Responding to an unfolding crisis, ensuring the safety of employees, and protecting the continuity and resilience of operations has been the first order of business for companies affected by the war in Ukraine. The next task must be to reposition organizations to thrive in a changed environment. In approaching this, executives can use the same themes that have guided them through the uncertainty of the past few years.

  • Innovation. How can the company adapt and evolve to changed conditions? As with the ongoing energy transition and the Covid-19 pandemic, new technologies and ways of working may be critical assets in setting up new models.
  • Impact. How will supply disruptions impact the company’s ESG ambitions? Some emissions-reduction ambitions could see a setback in the immediate rush to substitute energy and commodity sources but could then accelerate as companies and countries invest in renewables to shore up energy security and more sustainable commodity supplies.
  • Economics. Identifying where to invest in strengthening resilience is critical in the short and medium term. But long-term viability demands that executives continue to focus on generating short- to mid-term value in order to draw the capital and access resources necessary for success.

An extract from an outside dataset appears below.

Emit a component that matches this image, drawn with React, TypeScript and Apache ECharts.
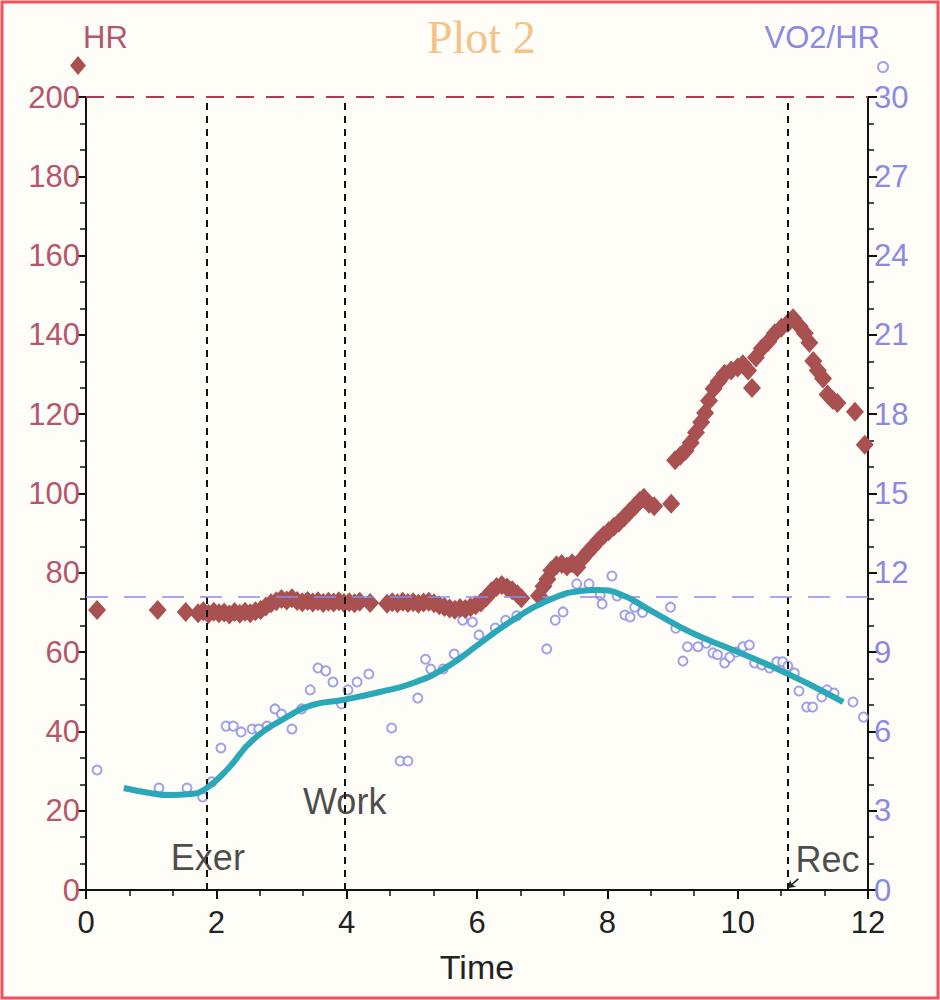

In the near term, executives can follow a simple, five-step approach for determining how to respond and begin to reposition (see Figure 4).

Figure 4
A five-step approach helps develop concrete actions to respond and reposition in the immediate and medium terms
  1. Identify how each of the three levels of disruption (commodity, macroeconomic, political and technological) affects your business operations. For example, companies should evaluate how the renewed focus on energy security might affect their own energy transition and how inflation could raise the costs of capital projects.
  2. Quantify immediate effects of disruption and play out responses for each level of disruption. For example, companies should consider which alternative sources could come online to disrupt any benefits from a potential windfall. Testing the more extreme edge, they must also consider what commodity price would compel them to shut down operations, or when they might need to break contracts to find new vendors.
  3. Respond with near-term actions and reposition for longer-term success. For example, companies should determine which capital projects in the queue they should accelerate to take advantage of a changed business environment. Companies also need to evaluate supply chain and stranded-asset risks and determine where they should invest in resilience (for more, read the Bain Brief “Managing Stranded Costs on the Long Road to Net Zero”).
  4. Tailor scenarios and define signposts and leading indicators. Most executives will want to know how quickly they can get their business back to normal. Identifying the right indicators will help them determine whether they’re moving through a cautious or fractured scenario. That will shed light on what changing conditions they need to understand—for example, assessing what would happen if a competitor in China can access low-cost Russian oil while others have to pay more for nonsanctioned crude.
  5. Codify and deploy a strategic choices playbook. Identify no-regrets moves and risk-mitigation strategies to create more resilience in their operations.